Thursday, April 29, 2010

29 April 1970

Wednesday morning
29 April 1970

I finally got some mail!  The first in 10 days!  The reason it took so long was that the dumb mail clerk was sending my mail to B Co instead of C Co.  Anyway - I got 2 letters and 2 packages.  Also, a box of slides, the last roll I sent off.

The more I think about Nixon’s speech - the more depressed I become - because he has it set up where he’ll not actually remove troops - but will just stop replacing the ones who leave at the end of their normal time. 

There will be some units pulled out as the people become less - which means I might still get out within the next 3 months.  If any F-4 squadrons leave, my best bet to go also would be about 2 - 3 months from now.  But that is much better than a full 12 months!
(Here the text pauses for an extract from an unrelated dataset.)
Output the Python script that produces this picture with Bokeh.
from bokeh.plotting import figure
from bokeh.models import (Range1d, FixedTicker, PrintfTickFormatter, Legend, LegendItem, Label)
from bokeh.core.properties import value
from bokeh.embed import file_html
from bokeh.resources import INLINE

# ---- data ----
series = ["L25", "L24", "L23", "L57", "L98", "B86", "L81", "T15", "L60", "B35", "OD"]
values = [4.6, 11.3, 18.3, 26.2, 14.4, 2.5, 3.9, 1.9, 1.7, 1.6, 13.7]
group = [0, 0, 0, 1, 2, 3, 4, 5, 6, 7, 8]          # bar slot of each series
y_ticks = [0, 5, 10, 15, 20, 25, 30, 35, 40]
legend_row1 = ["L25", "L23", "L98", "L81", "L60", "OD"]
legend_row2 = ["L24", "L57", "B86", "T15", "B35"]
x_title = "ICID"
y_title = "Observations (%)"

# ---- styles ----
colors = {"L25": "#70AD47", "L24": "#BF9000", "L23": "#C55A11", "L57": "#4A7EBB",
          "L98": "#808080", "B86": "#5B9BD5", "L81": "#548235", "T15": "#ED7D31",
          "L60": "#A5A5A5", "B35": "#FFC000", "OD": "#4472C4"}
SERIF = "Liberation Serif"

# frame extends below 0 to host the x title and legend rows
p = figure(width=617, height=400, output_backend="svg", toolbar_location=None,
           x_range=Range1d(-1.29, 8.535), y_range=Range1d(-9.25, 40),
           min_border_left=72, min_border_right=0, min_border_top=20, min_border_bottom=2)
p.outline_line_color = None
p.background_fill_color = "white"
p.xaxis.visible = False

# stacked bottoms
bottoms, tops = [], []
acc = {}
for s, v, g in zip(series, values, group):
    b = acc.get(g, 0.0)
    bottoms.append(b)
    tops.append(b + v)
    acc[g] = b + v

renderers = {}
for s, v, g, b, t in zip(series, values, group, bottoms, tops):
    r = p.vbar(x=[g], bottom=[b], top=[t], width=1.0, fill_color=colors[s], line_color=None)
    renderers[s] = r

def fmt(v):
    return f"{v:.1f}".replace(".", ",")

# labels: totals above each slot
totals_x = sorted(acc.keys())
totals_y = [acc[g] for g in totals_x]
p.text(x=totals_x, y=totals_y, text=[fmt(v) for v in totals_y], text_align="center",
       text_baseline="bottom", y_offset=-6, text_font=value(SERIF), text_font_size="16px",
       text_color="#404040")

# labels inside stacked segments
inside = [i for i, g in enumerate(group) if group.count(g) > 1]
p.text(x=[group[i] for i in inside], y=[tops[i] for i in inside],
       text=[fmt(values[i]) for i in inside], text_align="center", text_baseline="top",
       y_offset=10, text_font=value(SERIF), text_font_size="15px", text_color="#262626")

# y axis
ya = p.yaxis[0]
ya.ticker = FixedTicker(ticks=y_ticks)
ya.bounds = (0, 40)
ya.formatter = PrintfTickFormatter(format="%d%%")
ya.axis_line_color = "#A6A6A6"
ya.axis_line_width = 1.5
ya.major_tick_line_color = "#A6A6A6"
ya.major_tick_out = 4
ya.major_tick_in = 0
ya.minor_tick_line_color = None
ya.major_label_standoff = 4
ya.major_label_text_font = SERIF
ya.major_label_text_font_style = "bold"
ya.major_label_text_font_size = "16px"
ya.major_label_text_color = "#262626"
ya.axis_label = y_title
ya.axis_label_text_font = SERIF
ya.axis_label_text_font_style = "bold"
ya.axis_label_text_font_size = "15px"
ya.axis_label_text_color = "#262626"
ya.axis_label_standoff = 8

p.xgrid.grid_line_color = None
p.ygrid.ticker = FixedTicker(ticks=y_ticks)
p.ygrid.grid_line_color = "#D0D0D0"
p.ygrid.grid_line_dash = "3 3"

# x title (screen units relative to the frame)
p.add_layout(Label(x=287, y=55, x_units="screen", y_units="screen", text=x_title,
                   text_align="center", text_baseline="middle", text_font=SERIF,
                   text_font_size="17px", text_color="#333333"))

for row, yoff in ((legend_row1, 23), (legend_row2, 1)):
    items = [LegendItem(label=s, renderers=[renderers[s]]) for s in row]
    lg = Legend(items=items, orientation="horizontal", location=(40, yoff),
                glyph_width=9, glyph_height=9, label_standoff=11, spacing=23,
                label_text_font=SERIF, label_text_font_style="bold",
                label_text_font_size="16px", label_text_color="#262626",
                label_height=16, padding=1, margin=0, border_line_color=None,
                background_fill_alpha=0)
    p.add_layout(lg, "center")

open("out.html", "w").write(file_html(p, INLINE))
Today was 7 days in the bush this time.  Makes about a total of 30 days I’ve spent out in the bush - sleeping on the ground - looking at the stars, sweating and cursing through the long hot day - walking ‘til I’m about to drop - for no apparent reason - all for nothing as I’ve only controlled 1 flight of CAS during all this time!!!  The Marines do not need FACs in Vietnam.

C Co will probably remain out for about another week, then back to Baldy for rehab.  The purpose is to cut down on heat casualties and malaria cases.  When people stay out in the bush for extended periods of time, their stamina begins to break down, making them susceptible to illnesses.  When C company does go back for rehab, I plan to go to Chu Lai for about three days to do some flying, in fact I’m looking forward to it.

I earned my CAR the other night!  It was just about dusk when VC began shooting at us with small arms fire!  Bullets could be heard whistling over head and I was “kissing” the ground!  I couldn’t even get to my fox hole because the bullets were coming so thick!  Fortunately  no one was hit.  An artillery fire mission was called on the area where the fire was coming from, but by that time the VC had run away.  They don’t wait around long, just hit and run, highly mobile and very hard to catch.  One of our ambushes did kill six VC.  One of the VC had about $20,000 in Vietnamese and American money!!!  A big haul.   We figured he was probably a pay master, and we got the payroll!  This ambush spotted these six VC coming down a trail during the night.

The big shots in the Regiment were really impressed.

Today is really hot!  I’m not sure if it’s high temp or high humidity.  We’re set up on a low hill where we spent last night.  We’ve been here all morning.  The sun is glaring down and I sure don’t look forward to having to pack up and move this afternoon.  But we will, because we move every day, if only a little way, just to keep the enemy from being able to really attack us.  What we fear most is mortar attacks, so that’s why we move each evening.  The longer we stay in one place the longer the VC have to set up their mortars and attack us.

My radio operator right now is the  from Amarillo.  His wife is living there now.  He is a Lance Corporal.

This shelter is constructed of four bamboo poles stuck in the ground with a “poncho liner” stretched between them to provide the shade.  A poncho liner is a sort of light weight nylon blanket which is ideal for keeping warm on cool nights, or spreading on the ground, or using for shade.

Since I haven’t been to disbursing since I left Chu Lai, I don’t know for sure how much I now have saved, but I estimate about $460.  Also I have back pay on this new pay raise which should be about $150 more.  I expect the pay raise for me to be about $45 - $50 per month, but am not sure.  Then, if I make Capt, this time, I’ll be making a lot of money during my last year in the Corps.

I intend to go to disbursing at Chu Lai, and see just how much money I do have.  Also I have a very depressing feeling that I’m being over paid since the first of January.  If so, that’ll cut back a little on what I’ve saved.  But I’m not sure.